La quarantena di Beppe Carletti

Allegro ma consapevole. In attesa. Perché in realtà è nomade (per eccellenza) da cinquanta e passa anni. Lui è Beppe Carletti. “Mi salvo con la musica, sono allievo e maestro”.
Cioè?
Mi do gli esercizi, li eseguo, mi correggo, e se serve rimprovero. Sono severo con me stesso.
Severo ma giusto.
Due ore ogni giorno.
Sua moglie.
Per lei non è il massimo avermi intorno, hanno le loro abitudini, e io mi innervosisco.
Non è abituato.
Un leone della foresta non lo puoi mettere in gabbia.
Oggettivo.
Sono 57 anni che passo la vita su un palco.
Sempre.
Solo dopo la morte di Augusto mi sono fermato nove mesi.
Aiuta in casa?
(Un urlo strozzato) No!
Mai?
Non faccio niente. Niente. E non mi chiedono niente.
Calibrati.
Al massimo scelgo il vino e porto in casa l’acqua.
Lavori da uomini.
Bisogna saper individuare il vino giusto.
Telefonate?
Tante, soprattutto con gli altri Nomadi.
Nostalgia…
(Tono basso) Siamo abituati a viaggiare per 80mila chilometri all’anno.
Tanti…
Nel 1982 eravamo arrivati a 220 serate; in quel luglio abbiamo suonato 31 sere su 31.

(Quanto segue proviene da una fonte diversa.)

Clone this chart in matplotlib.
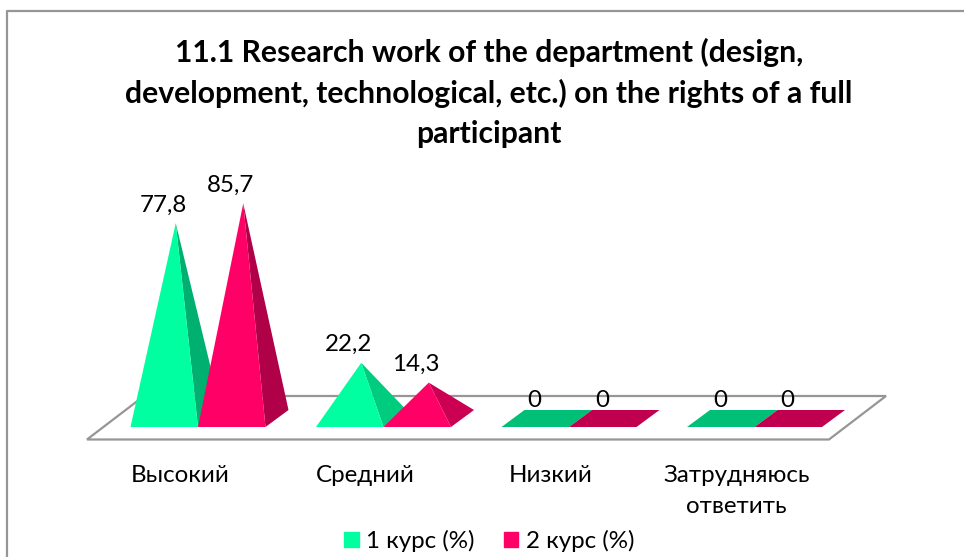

Forse vogliono lasciare a casa gli over 65…
(Scatta) Allora devono andare… (silenzio) a fa’ un bagno.
Si sente bene.
Benissimo. Mi alzo la mattina alle sei, e alle sette inizio a camminare intorno a casa.
Consigli su un libro.
Sepulveda, amo come racconta il Sudamerica.
Film?
Poco, o suono o leggo.
È la sua vita.
Secondo i miei, morirò su un palco.
Il suo habitat.
A nove anni ho iniziato con la fisarmonica, a 11 mi venivano a prendere per suonare alle feste; e mamma gridava: “Non gli fate fare tardi!”.
Quindi…
Non vedo l’ora di tornare a suonare. Con i Nomadi.